Das kann Daniela Hannemann nur bestätigen. Die Geschäftsführerin des Sportbunds verweist auf zwei konträre Sichtweisen in den Vereinen: Ich mag mich mit EDV nicht beschäftigen, sagen die einen. Ich muss mich damit beschäftigen“, die anderen. Einerseits seien bestimmte Dinge extrem aufwendig umzusetzen – andererseits sagt sie: „Wer sich bislang an Auflagen und Bestimmungen des Deutschen Datenschutzverordnung gehalten hat, für den ist die EU-weite Bestimmung jetzt nicht mehr schlimm.“
Es habe schon Bußgelder in Höhe von 250 Euro gegeben für Vereine, die die Karteikarte ausgeschiedener Mitglieder nicht vernichtet hatten. Insofern gebe es nicht nur Abmahn-„Profis“, die aufs gute Geschäft hoffen, sondern müsse der Verein auch an Mitglieder denken, die im Unfrieden austreten und dem Verein noch eins auswischen wollten.
Der Sportbund habe die Mitgliedsvereine vorab informiert – wie im Übrigen auch der Landessportbund, der auf seiner Homepage www.lsb.nrw.de an prominenter Stelle auf die DSGVO verweist und den Vereinen interessante Handreichungen anbietet. Am Dienstag, 22. Mai, veranstaltet der Sportbund ein – restlos ausgebuchtes – Seminar zu diesem Thema.
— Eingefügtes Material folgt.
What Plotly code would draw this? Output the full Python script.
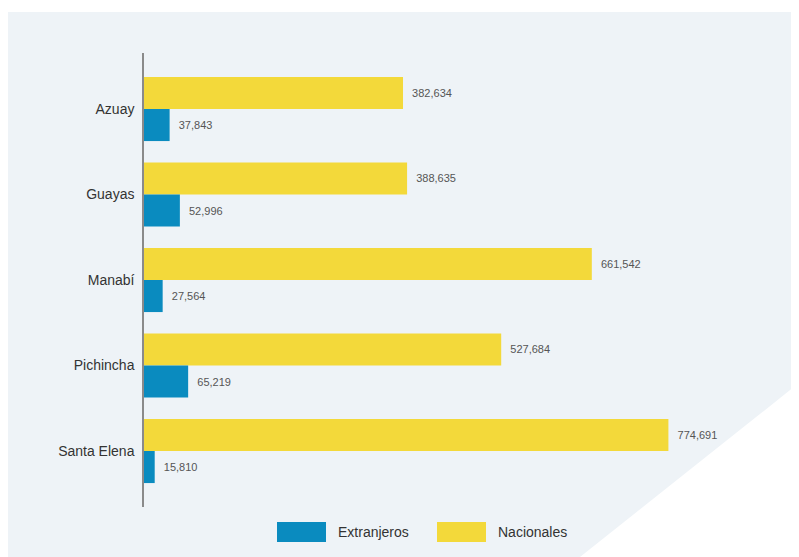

Für einen Tag später hat die Landesorganisation von Haus & Grund zu einer Information nach Düsseldorf geladen. Alexandra Kauran, die Geschäftsführerin der Vermieter-Organisation in Remscheid, wird viel mitschreiben. Sie findet am schlimmsten, „dass selbst wir nicht genau wissen, was wir tun müssen. Müssen wir zum Beispiel eine Einverständniserklärung haben, ehe wir die Telefonnummer eines Kunden an den Handwerker weitergeben?“ Sie glaubt, dass diese Verordnung eigentlich auf der Ebene von Google und Facebook ansetzen sollte, jetzt aber auch Vermieter treffe.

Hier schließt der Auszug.